This thoroughly researched and superbly written book combines history, myth, folklore, and fiction to tell the story not only of the buffalo but of the relationship between buffalo and man on the North American continent. Synthesizing larger and longer histories of this unique animal, this book traces the history of the buffalo from the time it led man to North America, fed him, clothed him, and housed him. As buffalo increased in numbers, they became central to the culture of the Great Plains Indians who lived surrounded by them. Much of the Indian way of life was related to knowledge of and reverence for the buffalo.
When the European white man arrived, he lived off the buffalo as he explored the continent. Later, he slaughtered the great herds of animals when they trampled his crops, stopped his railway trains, and fed the Indians who fought him for the land.
But when extinction threatened the buffalo, the white man was challenged by the idea of saving the animal, an idea that captures the imagination of Americans yet today.
Heads, Hides & Horns traces this major history in a thousand small stories, with directions for tanning, recipes for cooking, stories of tenderfeet and hide hunters, Metis from Canada who searched for bones, ciboleros from Mexico who hunted buffalo in Texas, and hundreds of anecdotes and first-person accounts.
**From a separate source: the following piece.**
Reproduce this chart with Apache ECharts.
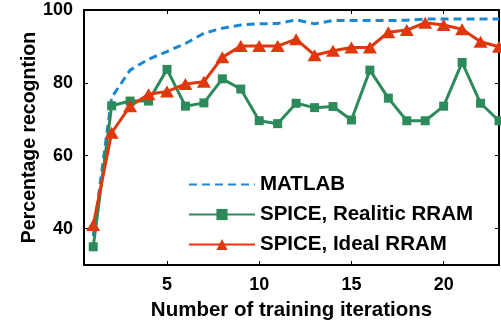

Over one hundred illustrations accompany the lively text. The pictorial research behind this book is as thorough as the textual study, and the illustrations include works by major artists of the period - Karl Bodmer and Frederic Remington, for example - along with actual period photographs.
Combining the best of art and history told in an anecdotal and readable manner, Heads, Hides & Horns offers fascinating reading for anyone interested in the American West, its culture, traditions, and ecology.